**To be done**.
Would you transcribe all of the data exactly, down to the last character?

**Supplied data**.
┌──

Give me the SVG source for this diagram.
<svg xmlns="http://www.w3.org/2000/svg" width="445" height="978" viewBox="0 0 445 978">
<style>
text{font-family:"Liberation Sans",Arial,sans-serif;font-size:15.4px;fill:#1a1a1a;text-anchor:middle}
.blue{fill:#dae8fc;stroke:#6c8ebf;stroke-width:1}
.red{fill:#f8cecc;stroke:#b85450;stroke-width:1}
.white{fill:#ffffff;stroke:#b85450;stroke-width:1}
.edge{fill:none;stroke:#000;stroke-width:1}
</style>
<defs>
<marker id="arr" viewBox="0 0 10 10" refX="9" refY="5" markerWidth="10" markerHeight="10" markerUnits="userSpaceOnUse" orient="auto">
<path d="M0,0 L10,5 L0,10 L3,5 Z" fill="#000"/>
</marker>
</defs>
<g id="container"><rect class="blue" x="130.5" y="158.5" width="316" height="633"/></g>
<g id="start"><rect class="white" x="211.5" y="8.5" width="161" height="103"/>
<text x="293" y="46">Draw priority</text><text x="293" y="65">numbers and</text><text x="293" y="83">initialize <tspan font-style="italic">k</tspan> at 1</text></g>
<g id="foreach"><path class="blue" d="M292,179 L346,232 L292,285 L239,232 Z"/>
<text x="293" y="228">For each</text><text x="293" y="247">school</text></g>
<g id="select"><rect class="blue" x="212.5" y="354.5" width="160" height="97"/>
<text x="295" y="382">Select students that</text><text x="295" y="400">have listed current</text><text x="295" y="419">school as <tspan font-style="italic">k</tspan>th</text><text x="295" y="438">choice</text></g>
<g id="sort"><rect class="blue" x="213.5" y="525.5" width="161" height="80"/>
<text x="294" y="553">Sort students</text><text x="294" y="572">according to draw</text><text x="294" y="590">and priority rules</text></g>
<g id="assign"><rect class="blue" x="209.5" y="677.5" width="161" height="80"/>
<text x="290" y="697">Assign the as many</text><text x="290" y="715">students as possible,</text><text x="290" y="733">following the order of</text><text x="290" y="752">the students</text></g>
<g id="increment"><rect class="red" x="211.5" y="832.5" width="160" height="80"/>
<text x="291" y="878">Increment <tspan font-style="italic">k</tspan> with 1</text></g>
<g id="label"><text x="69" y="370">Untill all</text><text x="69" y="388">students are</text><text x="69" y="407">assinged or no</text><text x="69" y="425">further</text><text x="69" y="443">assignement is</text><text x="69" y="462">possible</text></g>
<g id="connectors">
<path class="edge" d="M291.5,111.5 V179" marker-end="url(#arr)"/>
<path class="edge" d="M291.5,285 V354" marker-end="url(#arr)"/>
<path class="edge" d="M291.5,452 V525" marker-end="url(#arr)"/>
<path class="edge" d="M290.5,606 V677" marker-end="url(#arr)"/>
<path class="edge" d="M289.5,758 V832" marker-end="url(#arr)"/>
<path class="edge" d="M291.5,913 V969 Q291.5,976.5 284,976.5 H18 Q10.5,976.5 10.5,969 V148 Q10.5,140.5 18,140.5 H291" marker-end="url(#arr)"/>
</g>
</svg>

└──

**Reply to the exercise**.
Give me the SVG source for this diagram.
<svg xmlns="http://www.w3.org/2000/svg" width="445" height="978" viewBox="0 0 445 978">
<style>
text{font-family:"Liberation Sans",Arial,sans-serif;font-size:15.4px;fill:#1a1a1a;text-anchor:middle}
.blue{fill:#dae8fc;stroke:#6c8ebf;stroke-width:1}
.red{fill:#f8cecc;stroke:#b85450;stroke-width:1}
.white{fill:#ffffff;stroke:#b85450;stroke-width:1}
.edge{fill:none;stroke:#000;stroke-width:1}
</style>
<defs>
<marker id="arr" viewBox="0 0 10 10" refX="9" refY="5" markerWidth="10" markerHeight="10" markerUnits="userSpaceOnUse" orient="auto">
<path d="M0,0 L10,5 L0,10 L3,5 Z" fill="#000"/>
</marker>
</defs>
<g id="container"><rect class="blue" x="130.5" y="158.5" width="316" height="633"/></g>
<g id="start"><rect class="white" x="211.5" y="8.5" width="161" height="103"/>
<text x="293" y="46">Draw priority</text><text x="293" y="65">numbers and</text><text x="293" y="83">initialize <tspan font-style="italic">k</tspan> at 1</text></g>
<g id="foreach"><path class="blue" d="M292,179 L346,232 L292,285 L239,232 Z"/>
<text x="293" y="228">For each</text><text x="293" y="247">school</text></g>
<g id="select"><rect class="blue" x="212.5" y="354.5" width="160" height="97"/>
<text x="295" y="382">Select students that</text><text x="295" y="400">have listed current</text><text x="295" y="419">school as <tspan font-style="italic">k</tspan>th</text><text x="295" y="438">choice</text></g>
<g id="sort"><rect class="blue" x="213.5" y="525.5" width="161" height="80"/>
<text x="294" y="553">Sort students</text><text x="294" y="572">according to draw</text><text x="294" y="590">and priority rules</text></g>
<g id="assign"><rect class="blue" x="209.5" y="677.5" width="161" height="80"/>
<text x="290" y="697">Assign the as many</text><text x="290" y="715">students as possible,</text><text x="290" y="733">following the order of</text><text x="290" y="752">the students</text></g>
<g id="increment"><rect class="red" x="211.5" y="832.5" width="160" height="80"/>
<text x="291" y="878">Increment <tspan font-style="italic">k</tspan> with 1</text></g>
<g id="label"><text x="69" y="370">Untill all</text><text x="69" y="388">students are</text><text x="69" y="407">assinged or no</text><text x="69" y="425">further</text><text x="69" y="443">assignement is</text><text x="69" y="462">possible</text></g>
<g id="connectors">
<path class="edge" d="M291.5,111.5 V179" marker-end="url(#arr)"/>
<path class="edge" d="M291.5,285 V354" marker-end="url(#arr)"/>
<path class="edge" d="M291.5,452 V525" marker-end="url(#arr)"/>
<path class="edge" d="M290.5,606 V677" marker-end="url(#arr)"/>
<path class="edge" d="M289.5,758 V832" marker-end="url(#arr)"/>
<path class="edge" d="M291.5,913 V969 Q291.5,976.5 284,976.5 H18 Q10.5,976.5 10.5,969 V148 Q10.5,140.5 18,140.5 H291" marker-end="url(#arr)"/>
</g>
</svg>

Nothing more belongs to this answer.